According to theage.com.au, one of the most sought-after (and currently incarcerated) hackers was identified and trapped because he used his pet’s name as his password to his Mac disk encryption. At least, he thinks that’s how it happened. He’s probably right, seeing how it was “Chewy123”.
In an interview conducted with Jeremy Hammond, who was given a 10-year sentence for hacking into government websites and other cyber-hijinks, the incarcerated hacker reveals not only his motivations, political and otherwise, but what happened on the day the feds bust through his door.
It almost sounds like he was expecting it:
Hammond was smoking pot and chatting with friends in the kitchen of his Chicago home when the front door was kicked in. Someone threw a flash bang.

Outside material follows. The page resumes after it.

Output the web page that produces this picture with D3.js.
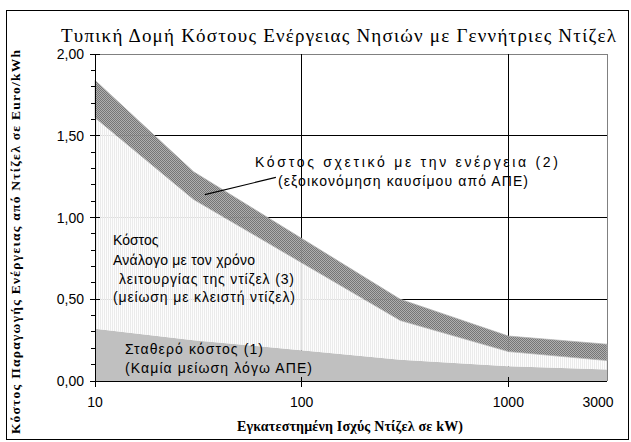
<!DOCTYPE html>
<html><head><meta charset="utf-8">
<script src="https://cdn.jsdelivr.net/npm/d3@7"></script>
<style>body{margin:0;background:#fff}svg{display:block}</style>
</head><body>
<script>
// ---- data ----
const capacities = [10, 30, 300, 1000, 3000];          // kW (log axis)
const fixedCost  = [0.32, 0.25, 0.13, 0.09, 0.07];     // (1) fixed cost
const timeCost   = [1.29, 0.86, 0.24, 0.09, 0.055];    // (3) time-proportional cost
const energyCost = [0.23, 0.17, 0.13, 0.095, 0.10];    // (2) energy-related cost
const yTickValues = [0, 0.5, 1, 1.5, 2];
const xTickValues = [10, 100, 1000, 3000];
const seriesKeys = ["fixed", "time", "energy"];

const W = 631, H = 442;
const svg = d3.select("body").append("svg").attr("width", W).attr("height", H);

const x = d3.scaleLog().domain([10, 3000]).range([95, 607]);
const y = d3.scaleLinear().domain([0, 2]).range([381, 54]);

const defs = svg.append("defs");
// light vertical hatch
const pL = defs.append("pattern").attr("id", "light").attr("patternUnits", "userSpaceOnUse")
  .attr("width", 2).attr("height", 2);
pL.append("rect").attr("width", 2).attr("height", 2).attr("fill", "#fcfcfc").attr("fill-opacity", 0.88);
pL.append("rect").attr("width", 1).attr("height", 2).attr("fill", "#ebebeb").attr("fill-opacity", 0.92);
// dark checker
const pD = defs.append("pattern").attr("id", "dark").attr("patternUnits", "userSpaceOnUse")
  .attr("width", 2).attr("height", 2);
pD.append("rect").attr("width", 2).attr("height", 2).attr("fill", "#a8a8a8").attr("fill-opacity", 0.92);
pD.append("rect").attr("width", 1).attr("height", 1).attr("fill", "#767676");
pD.append("rect").attr("x", 1).attr("y", 1).attr("width", 1).attr("height", 1).attr("fill", "#767676");

// outer chart border
svg.append("rect").attr("x", 6.5).attr("y", 10.5).attr("width", 622).attr("height", 429)
  .attr("fill", "none").attr("stroke", "#000").attr("stroke-width", 1);

// gridlines (behind areas)
const grid = svg.append("g").attr("shape-rendering", "crispEdges");
grid.selectAll("line.h").data(yTickValues.filter(d => d > 0)).join("line")
  .attr("x1", x(10)).attr("x2", x(3000)).attr("y1", d => y(d)).attr("y2", d => y(d))
  .attr("stroke", d => d === 2 ? "#808080" : "#000");
grid.selectAll("line.v").data([100, 1000]).join("line")
  .attr("x1", d => x(d)).attr("x2", d => x(d)).attr("y1", y(2)).attr("y2", y(0))
  .attr("stroke", "#000");
grid.append("line").attr("x1", x(3000)).attr("x2", x(3000)).attr("y1", y(2)).attr("y2", y(0))
  .attr("stroke", "#808080");

// stacked areas
const table = capacities.map((c, i) => ({ c, fixed: fixedCost[i], time: timeCost[i], energy: energyCost[i] }));
const stacked = d3.stack().keys(seriesKeys)(table);
const area = d3.area().x(d => x(d.data.c)).y0(d => y(d[0])).y1(d => y(d[1]));
const fills = { fixed: "#c0c0c0", time: "url(#light)", energy: "url(#dark)" };
svg.append("g").selectAll("path").data(stacked).join("path")
  .attr("d", area).attr("fill", d => fills[d.key])
  .attr("stroke", d => d.key === "energy" ? "#b0b0b0" : "none").attr("stroke-width", 0.7);

// axes
const axes = svg.append("g").attr("shape-rendering", "crispEdges");
axes.append("line").attr("x1", x(10)).attr("x2", x(10)).attr("y1", y(2)).attr("y2", y(0)).attr("stroke", "#000");
axes.append("line").attr("x1", x(10)).attr("x2", x(3000)).attr("y1", y(0)).attr("y2", y(0)).attr("stroke", "#000");
// y minor ticks
axes.selectAll("line.ym").data(d3.range(0, 21).map(i => i / 10)).join("line")
  .attr("x1", x(10) - 4).attr("x2", x(10)).attr("y1", d => y(d)).attr("y2", d => y(d)).attr("stroke", "#000");
// y major ticks (cross)
axes.selectAll("line.yM").data(yTickValues).join("line")
  .attr("x1", x(10) - 5).attr("x2", x(10) + 5).attr("y1", d => y(d)).attr("y2", d => y(d)).attr("stroke", "#000");
// x major ticks
axes.selectAll("line.xM").data([10, 100, 1000]).join("line")
  .attr("x1", d => x(d)).attr("x2", d => x(d)).attr("y1", y(0) - 4).attr("y2", y(0) + 6).attr("stroke", "#000");

const fmt = d => d3.format(".2f")(d).replace(".", ",");
svg.append("g").selectAll("text").data(yTickValues).join("text")
  .attr("x", 84).attr("y", d => y(d)).attr("dy", "0.36em").attr("text-anchor", "end")
  .attr("font-family", "Liberation Sans, Arial, sans-serif").attr("font-size", 14)
  .text(fmt);
svg.append("g").selectAll("text").data(xTickValues).join("text")
  .attr("x", d => x(d)).attr("dx", d => d === 3000 ? -9 : 0).attr("y", 407).attr("text-anchor", "middle")
  .attr("font-family", "Liberation Sans, Arial, sans-serif").attr("font-size", 14)
  .text(d => d);

// titles
svg.append("text").attr("x", 61).attr("y", 42).attr("textLength", 555).attr("lengthAdjust", "spacing")
  .attr("font-family", "Liberation Serif, Times New Roman, serif").attr("font-size", 19)
  .text("Τυπική Δομή Κόστους Ενέργειας Νησιών με Γεννήτριες Ντίζελ");
svg.append("text").attr("transform", "translate(20,434) rotate(-90)")
  .attr("textLength", 384).attr("lengthAdjust", "spacing")
  .attr("font-family", "Liberation Serif, Times New Roman, serif").attr("font-size", 13.5).attr("font-weight", "bold")
  .text("Κόστος Παραγωγής Ενέργειας από Ντίζελ σε Euro/kWh");
svg.append("text").attr("x", 237).attr("y", 431).attr("textLength", 226).attr("lengthAdjust", "spacing")
  .attr("font-family", "Liberation Serif, Times New Roman, serif").attr("font-size", 14).attr("font-weight", "bold")
  .text("Εγκατεστημένη Ισχύς Ντίζελ σε kW)");

// annotations
const notes = [
  { t: "Κόστος σχετικό με την ενέργεια (2)", x: 255, y: 167, w: 303 },
  { t: "(εξοικονόμηση καυσίμου από ΑΠΕ)", x: 278, y: 186, w: 250 },
  { t: "Κόστος", x: 113, y: 245, w: 0 },
  { t: "Ανάλογο με τον χρόνο", x: 113, y: 265, w: 142 },
  { t: "λειτουργίας της ντίζελ (3)", x: 119, y: 284, w: 175 },
  { t: "(μείωση με κλειστή ντίζελ)", x: 113, y: 302, w: 182 },
  { t: "Σταθερό κόστος (1)", x: 125, y: 354, w: 138 },
  { t: "(Καμία μείωση λόγω ΑΠΕ)", x: 125, y: 373, w: 187 }
];
const nt = svg.append("g").selectAll("text").data(notes).join("text")
  .attr("x", d => d.x).attr("y", d => d.y)
  .attr("font-family", "Liberation Sans, Arial, sans-serif").attr("font-size", 14)
  .text(d => d.t);
nt.filter(d => d.w > 0).attr("textLength", d => d.w).attr("lengthAdjust", "spacing");

// leader line
svg.append("line").attr("x1", x(34)).attr("y1", y(1.14)).attr("x2", x(75)).attr("y2", y(1.245))
  .attr("stroke", "#000").attr("stroke-width", 1.2);
</script>
</body></html>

“There were all these dudes with assault rifles,” he said.
Everyone else hit the floor, but Hammond dashed to his bedroom to slam shut his encrypted Mac laptop.

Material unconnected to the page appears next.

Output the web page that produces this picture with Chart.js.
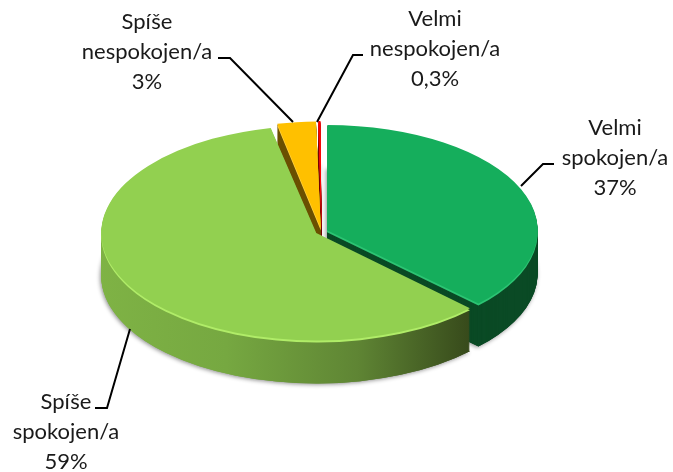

The above, of course, means that Hammond closed the lid of the laptop. By doing so, an encrypted Mac goes into its “protected state”: when full disk encryption] is used, the encryption is “on” when the computer is off or when the password has to be entered. Encryption is turned “off” when you’re working on the computer. By slamming shut his Mac, Hammond had ensured that his encryption kicked in, preventing third parties from browsing through and reading his computer’s contents.
Or at least, that was the idea.
Encryption works. This has been proven time and time again. Modern encryption, such as the AES encryption algorithm used in Macs are so powerful that cracking it by brute force would take decades, maybe even centuries.

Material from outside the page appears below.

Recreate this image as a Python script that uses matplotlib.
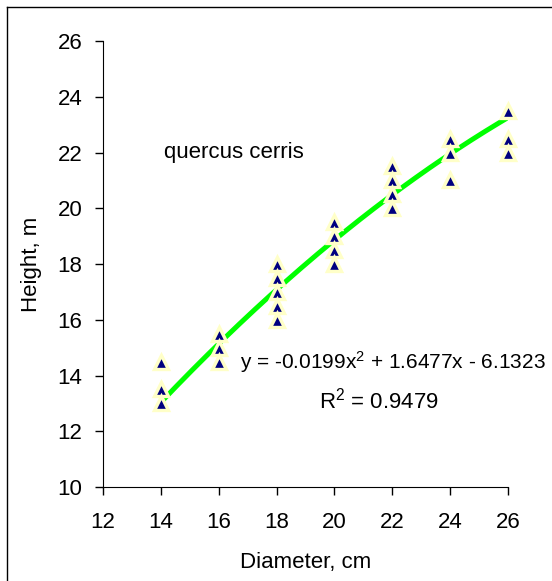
import matplotlib
matplotlib.use("Agg")
import matplotlib.pyplot as plt
from matplotlib.lines import Line2D
import numpy as np

plt.rcParams['font.family'] = ['Liberation Sans', 'DejaVu Sans']
plt.rcParams['mathtext.fontset'] = 'custom'
plt.rcParams['mathtext.rm'] = 'Liberation Sans'

# measured diameters (cm) and heights (m)
diameter = [14, 14, 14,
            16, 16, 16,
            18, 18, 18, 18, 18,
            20, 20, 20, 20,
            22, 22, 22, 22,
            24, 24, 24,
            26, 26, 26]
height = [14.5, 13.5, 13.0,
          15.5, 15.0, 14.5,
          18.0, 17.5, 17.0, 16.5, 16.0,
          19.5, 19.0, 18.5, 18.0,
          21.5, 21.0, 20.5, 20.0,
          22.5, 22.0, 21.0,
          23.5, 22.5, 22.0]

# trendline coefficients as printed on the chart
trend_coef = [-0.0199, 1.6477, -6.1323]
r_squared = 0.9479
species = "quercus cerris"

xticks = [12, 14, 16, 18, 20, 22, 24, 26]
yticks = [10, 12, 14, 16, 18, 20, 22, 24, 26]

fig = plt.figure(figsize=(5.52, 5.81), dpi=100)
ax = fig.add_axes([0.1866, 0.1618, 0.7337, 0.7676])

xs = np.linspace(min(diameter), max(diameter), 200)
ax.plot(xs, np.polyval(trend_coef, xs), color='#00FF00', lw=3.6, zorder=2,
        solid_capstyle='butt')
ax.plot(diameter, height, linestyle='none', marker='^', markersize=9.5,
        markerfacecolor='#000080', markeredgecolor='#FFFFC8',
        markeredgewidth=2.4, clip_on=False, zorder=3)

ax.set_xlim(12, 26)
ax.set_ylim(10, 26)
ax.set_xticks(xticks)
ax.set_yticks(yticks)
ax.tick_params(direction='out', length=6, width=1, labelsize=16)
ax.tick_params(axis='x', pad=12)
ax.tick_params(axis='y', pad=9)
for s in ['top', 'right']:
    ax.spines[s].set_visible(False)

ax.set_xlabel("Diameter, cm", fontsize=16, labelpad=14)
ax.set_ylabel("Height, m", fontsize=16, labelpad=11)

ax.text(14.1, 22.0, species, fontsize=16, ha='left', va='center')
eq = "y = %.4f$\\mathregular{x^2}$ + %.4fx - %.4f" % (trend_coef[0], trend_coef[1], -trend_coef[2])
ax.text(27.3, 14.5, eq, fontsize=15, ha='right', va='center')
ax.text(21.55, 13.1, "R$\\mathregular{^2}$ = %.4f" % r_squared, fontsize=16,
        ha='center', va='center')

# outer frame (left and top edges visible)
fig.add_artist(Line2D([7 / 552, 7 / 552], [0, 1 - 7 / 581], color='black', lw=1,
                      transform=fig.transFigure))
fig.add_artist(Line2D([7 / 552, 1], [1 - 7 / 581, 1 - 7 / 581], color='black', lw=1,
                      transform=fig.transFigure))

fig.savefig("out.png", dpi=100)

And because of that, anyone trying to break into an encrypted system tends to target the password, since these tend to be much shorter and less complex, and thus much easier to crack. How much easier? According to some recent research, you can expect any password to fall within a week if the password is less than 15 characters in length. The current guidelines in certain circles call for a 22-character password if a password is going to be useful.
Chewy123 is not such a password. Furthermore, there are other problems to this particular password choice:
- Chewy is a dictionary word. Running a list of words found in a dictionary through the password prompt (if you will) is pretty easy and standard when it comes to cracking passwords.
- 123 is a very oft-used add-on to passwords when trying to create an alphanumeric password.
- Chew is also Hammond’s cat’s name. People looking to break passwords will use personal information like mother’s maiden names, birthdates, old addresses, names of friends, and names of pets.
What’s the moral of the story? I guess one is “don’t use weak passwords.” And I guess another is ” don’t do stuff that will get you arrested.” But regardless of what it may be, I think we can conclude one thing for certain: nobody wants to be using long, complex, “un-memorizable” passwords, not even hackers. But, that will cost you when you least expect it.